E-mail Melanie Martella

This month we've got a pair of tiny but mighty projects: a nanoscale accelerometer that uses laser light to achieve high sensitivity and an amazingly sensitive photon detector that combines a CMOS image sensor with a single-photon avalanche photodiode.

Accelerometers with a Light Touch
Accelerometers are remarkably handy devices, cropping up in a wide variety of applications, from testing the vibration of a machine or a vehicle to telling your smartphone which way is up. But depending on what you're trying to do, you'll choose a specific type of accelerometer to fit those application needs. If the researchers at the California Institute of Technology and the University of Rochester have their way, you'll soon have a new option for sensing acceleration.

The researchers have developed an ultrasensitive accelerometer that uses laser light to detect very fast and very small motions.

Accelerometers work by generating an electrical signal as their proof mass moves in response to an applied acceleration. What the researchers have done is to shrink the motion-sensitivity of a laser interferometer down to the nanoscale and they've done this by placing the inertial structure (two silicon nanobeams, one of which is attached to the proof mass) inside a tiny optical cavity (20 µm long by 1 µm wide by a few tenths of a micron thick). Laser light that enters the cavity, it's guided by the nanobeams, bouncing back and forth between holes in the nanobeams. When the proof mass moves, the gap between nanobeams changes and thus changes the intensity of the light reflected out of the cavity. The device can measure proof mass displacements as small as a few femtometers and can do so in a second. To quote the article "Developing the Next Generation of Microsensors",

"It turns out that because the cavity and proof mass are so small, the light bouncing back and forth in the system pushes the proof mass—and in a special way: when the proof mass moves away, the light helps push it further, and when the proof mass moves closer, the light pulls it in. In short, the laser light softens and damps the proof mass's motion."

The result? A highly sensitive device that can sense large accelerations while still being mind-bogglingly tiny.

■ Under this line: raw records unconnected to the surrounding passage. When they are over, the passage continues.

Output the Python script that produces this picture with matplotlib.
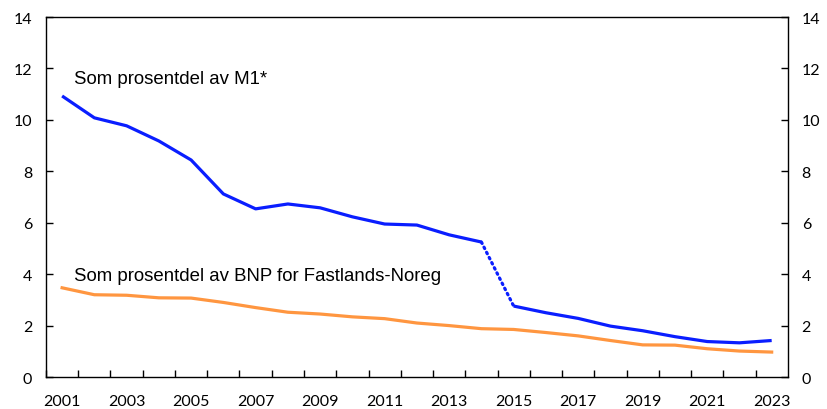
import matplotlib
matplotlib.use("Agg")
import matplotlib.pyplot as plt

years = list(range(2001, 2024))
m1_share = [10.93, 10.08, 9.77, 9.18, 8.44, 7.12, 6.54, 6.73, 6.58, 6.23, 5.95, 5.91,
            5.53, 5.25, 2.76, 2.50, 2.28, 1.98, 1.80, 1.57, 1.38, 1.33, 1.42]
bnp_share = [3.47, 3.20, 3.18, 3.08, 3.07, 2.90, 2.70, 2.52, 2.45, 2.34, 2.27, 2.10,
             2.00, 1.88, 1.85, 1.73, 1.60, 1.42, 1.25, 1.24, 1.10, 1.01, 0.97]
tick_years = years[::2]

blue = "#0A1EFF"
orange = "#FF9640"

fig = plt.figure(figsize=(8.27, 4.10), dpi=100)
ax = fig.add_axes([0.0556, 0.078, 0.897, 0.878])

# blue line: solid up to 2014, dotted break 2014-2015, solid again after
i = years.index(2014)
ax.plot(years[:i + 1], m1_share[:i + 1], color=blue, lw=2.3, solid_capstyle="butt")
ax.plot(years[i:i + 2], m1_share[i:i + 2], color=blue, lw=2.3, linestyle=(0, (0.5, 1.3)),
        dash_capstyle="round")
ax.plot(years[i + 1:], m1_share[i + 1:], color=blue, lw=2.3, solid_capstyle="butt")
ax.plot(years, bnp_share, color=orange, lw=2.3)

ax.set_xlim(2000.5, 2023.5)
ax.set_ylim(0, 14)
ax.set_yticks(range(0, 15, 2))
ax.set_xticks([y + 0.5 for y in range(2000, 2023)])
ax.set_xticklabels([])
ax.set_xticks(tick_years, minor=True)
ax.set_xticklabels([str(y) for y in tick_years], minor=True)
ax.tick_params(axis="x", which="major", direction="in", length=5, width=1)
ax.tick_params(axis="x", which="minor", length=0, pad=12, labelsize=11.5)
ax.tick_params(axis="y", direction="in", length=5, width=1, labelsize=11.5,
               right=True, labelright=True, pad=10)
for lab in ax.get_xticklabels(minor=True) + ax.get_yticklabels():
    lab.set_fontfamily("Lato")
for s in ax.spines.values():
    s.set_linewidth(1)

ax.text(2001.37, 11.6, "Som prosentdel av M1*", fontsize=13.4, family="Liberation Sans",
        va="center", ha="left")
ax.text(2001.37, 3.93, "Som prosentdel av BNP for Fastlands-Noreg", fontsize=13.4,
        family="Liberation Sans", va="center", ha="left")

fig.savefig("out.png", dpi=100)
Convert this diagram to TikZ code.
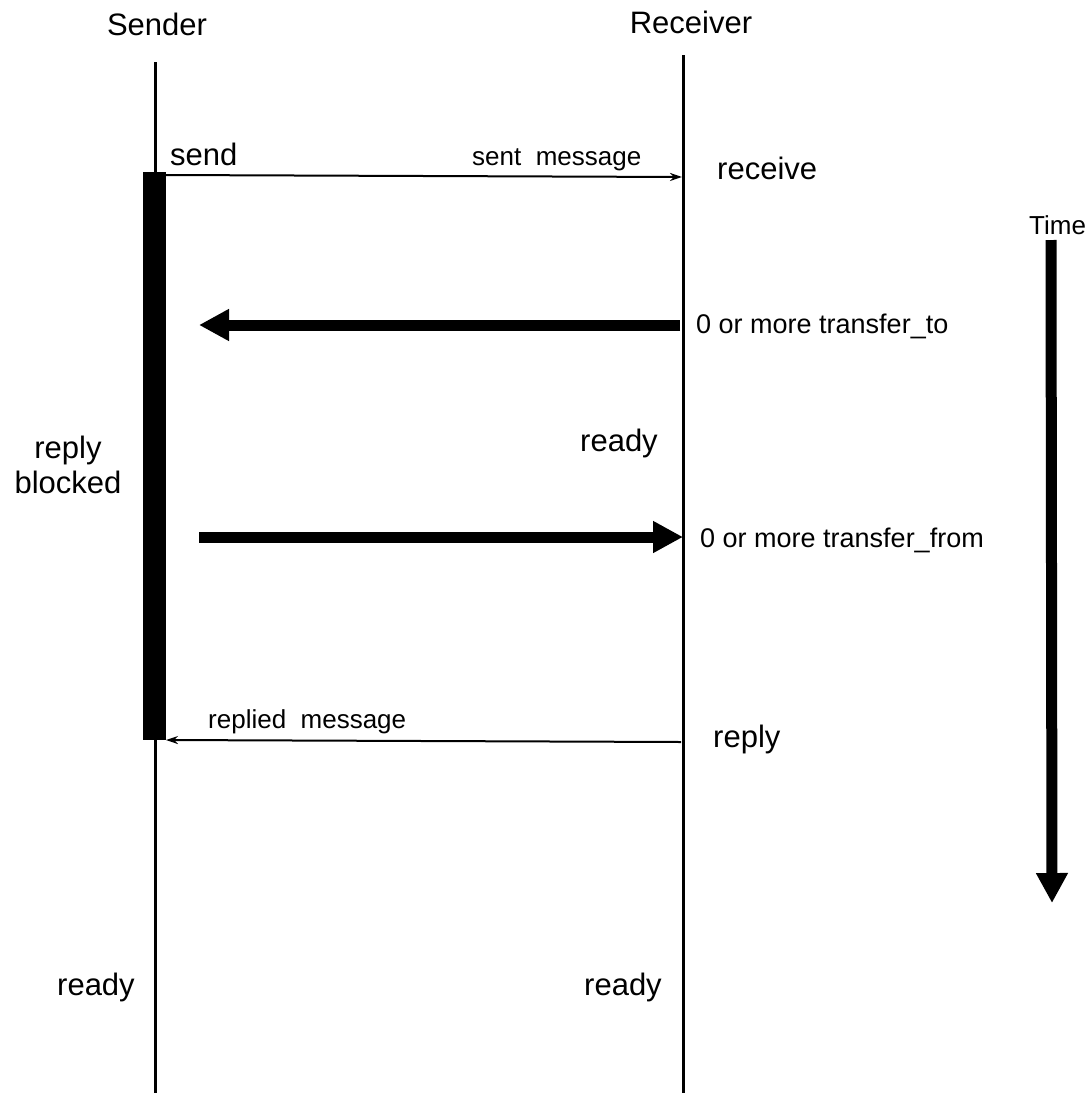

An Image Sensor That Makes Good Use of Scarce Photons
While current image sensors perform far better in extreme conditions—too much or too little light—there are still occasions where what you want is good images in very low-light conditions. Researchers at the Fraunhofer Institute for Microelectronic Circuits and Systems IMS in Duisburg, working with partners of the Microelectronic Single-Photon 3D Imaging Arrays for low-light high-speed Safety and Security Applications (MiSPiA) project consortium have created an ultrasensitive image sensor by combining CMOS and single-photon avalanche photodiode technology. (You can read more in the article, "Ultrasensitive photon hunter.") Avalanche photodiodes can detect very low levels of light; an incident photon triggers an avalanche cascade, which acts as a photoelectric amplification method. By combining the detector and camera on a single chip, the resulting image sensor can count individual photons within a few picoseconds and can take images even with extremely weak light sources. In addition, there's no need for additional analog signal processing, because the researchers can do image processing directly on the sensor microchip. So, we get a smaller, faster, and much more sensitive image sensor!